GIVEN PROBLEM
Retype only what runs from the first line of the listing to the line holding "const fs = 14;", both included. Do not retype the pictures.

SOURCE DATA
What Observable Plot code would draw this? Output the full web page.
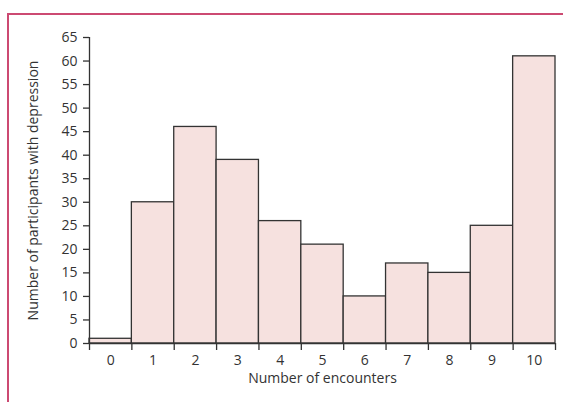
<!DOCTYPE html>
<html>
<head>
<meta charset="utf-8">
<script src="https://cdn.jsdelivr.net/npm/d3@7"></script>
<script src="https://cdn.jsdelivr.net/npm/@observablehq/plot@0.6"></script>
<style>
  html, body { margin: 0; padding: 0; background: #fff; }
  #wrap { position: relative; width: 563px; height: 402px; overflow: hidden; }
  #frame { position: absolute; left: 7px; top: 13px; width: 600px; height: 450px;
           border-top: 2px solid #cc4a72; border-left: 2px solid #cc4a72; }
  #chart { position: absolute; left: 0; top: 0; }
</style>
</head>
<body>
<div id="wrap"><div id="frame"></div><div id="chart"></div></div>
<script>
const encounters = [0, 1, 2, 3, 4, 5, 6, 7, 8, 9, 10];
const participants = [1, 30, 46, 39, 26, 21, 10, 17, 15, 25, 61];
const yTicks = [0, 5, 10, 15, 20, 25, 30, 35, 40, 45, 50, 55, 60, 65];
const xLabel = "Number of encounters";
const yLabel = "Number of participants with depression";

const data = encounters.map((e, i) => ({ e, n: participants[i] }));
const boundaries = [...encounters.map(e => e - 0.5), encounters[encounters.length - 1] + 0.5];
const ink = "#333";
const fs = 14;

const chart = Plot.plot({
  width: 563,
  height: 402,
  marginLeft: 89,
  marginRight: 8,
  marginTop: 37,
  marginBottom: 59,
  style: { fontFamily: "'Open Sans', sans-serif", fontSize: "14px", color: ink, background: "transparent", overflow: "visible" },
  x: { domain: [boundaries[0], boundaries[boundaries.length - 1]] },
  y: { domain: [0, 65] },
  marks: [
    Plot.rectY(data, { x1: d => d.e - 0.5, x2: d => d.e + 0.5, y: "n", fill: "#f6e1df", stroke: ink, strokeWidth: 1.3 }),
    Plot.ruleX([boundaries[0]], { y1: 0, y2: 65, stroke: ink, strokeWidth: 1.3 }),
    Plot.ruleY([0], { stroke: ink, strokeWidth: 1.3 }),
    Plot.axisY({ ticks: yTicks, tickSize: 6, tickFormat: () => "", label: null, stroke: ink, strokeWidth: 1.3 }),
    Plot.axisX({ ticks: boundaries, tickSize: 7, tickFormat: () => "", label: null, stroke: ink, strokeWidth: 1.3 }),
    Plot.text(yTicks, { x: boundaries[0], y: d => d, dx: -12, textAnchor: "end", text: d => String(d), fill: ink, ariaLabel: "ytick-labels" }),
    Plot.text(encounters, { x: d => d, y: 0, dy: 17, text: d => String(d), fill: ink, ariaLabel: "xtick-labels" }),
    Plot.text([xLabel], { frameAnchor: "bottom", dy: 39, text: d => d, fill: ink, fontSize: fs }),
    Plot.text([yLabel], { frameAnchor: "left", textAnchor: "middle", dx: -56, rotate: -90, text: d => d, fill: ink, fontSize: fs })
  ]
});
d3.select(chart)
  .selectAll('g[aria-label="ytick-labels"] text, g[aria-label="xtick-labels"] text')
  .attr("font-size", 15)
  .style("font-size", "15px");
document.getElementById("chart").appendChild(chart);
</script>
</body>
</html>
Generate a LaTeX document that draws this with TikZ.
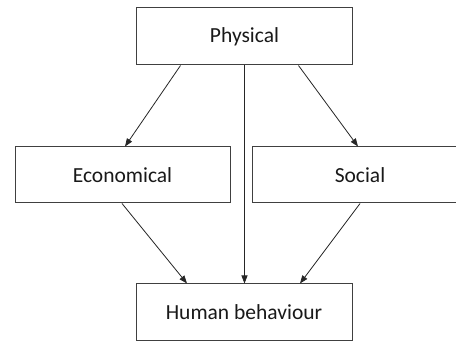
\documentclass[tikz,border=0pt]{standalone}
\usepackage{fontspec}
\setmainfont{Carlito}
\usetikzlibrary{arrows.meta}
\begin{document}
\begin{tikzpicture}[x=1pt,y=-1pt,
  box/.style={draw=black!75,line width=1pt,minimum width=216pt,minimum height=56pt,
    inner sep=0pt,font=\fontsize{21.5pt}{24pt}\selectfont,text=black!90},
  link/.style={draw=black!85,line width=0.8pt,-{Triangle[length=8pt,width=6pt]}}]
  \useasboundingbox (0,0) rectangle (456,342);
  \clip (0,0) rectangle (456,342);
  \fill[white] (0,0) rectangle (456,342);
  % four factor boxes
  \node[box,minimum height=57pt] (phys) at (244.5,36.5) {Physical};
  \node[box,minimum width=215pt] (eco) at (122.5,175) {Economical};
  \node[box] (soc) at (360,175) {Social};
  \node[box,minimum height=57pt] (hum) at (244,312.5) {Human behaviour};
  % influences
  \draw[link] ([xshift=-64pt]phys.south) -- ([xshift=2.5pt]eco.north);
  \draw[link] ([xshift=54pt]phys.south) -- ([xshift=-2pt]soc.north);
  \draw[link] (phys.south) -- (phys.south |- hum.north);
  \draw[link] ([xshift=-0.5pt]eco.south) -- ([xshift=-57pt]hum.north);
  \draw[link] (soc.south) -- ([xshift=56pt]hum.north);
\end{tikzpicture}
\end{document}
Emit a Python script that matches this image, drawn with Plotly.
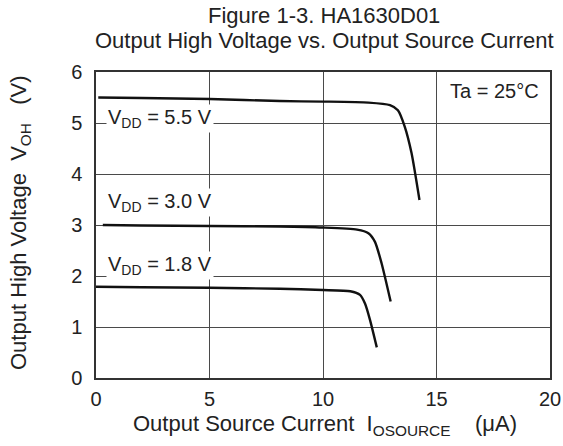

WORKED SOLUTION
What Observable Plot code would draw this? Output the full web page.
<!DOCTYPE html>
<html>
<head>
<meta charset="utf-8">
<script src="https://cdn.jsdelivr.net/npm/d3@7"></script>
<script src="https://cdn.jsdelivr.net/npm/@observablehq/plot@0.6"></script>
<style>
  html, body { margin: 0; padding: 0; background: #fff; }
  #wrap { position: relative; width: 563px; height: 402px; overflow: hidden; }
  #frame { position: absolute; left: 7px; top: 13px; width: 600px; height: 450px;
           border-top: 2px solid #cc4a72; border-left: 2px solid #cc4a72; }
  #chart { position: absolute; left: 0; top: 0; }
</style>
</head>
<body>
<div id="wrap"><div id="frame"></div><div id="chart"></div></div>
<script>
const encounters = [0, 1, 2, 3, 4, 5, 6, 7, 8, 9, 10];
const participants = [1, 30, 46, 39, 26, 21, 10, 17, 15, 25, 61];
const yTicks = [0, 5, 10, 15, 20, 25, 30, 35, 40, 45, 50, 55, 60, 65];
const xLabel = "Number of encounters";
const yLabel = "Number of participants with depression";

const data = encounters.map((e, i) => ({ e, n: participants[i] }));
const boundaries = [...encounters.map(e => e - 0.5), encounters[encounters.length - 1] + 0.5];
const ink = "#333";
const fs = 14;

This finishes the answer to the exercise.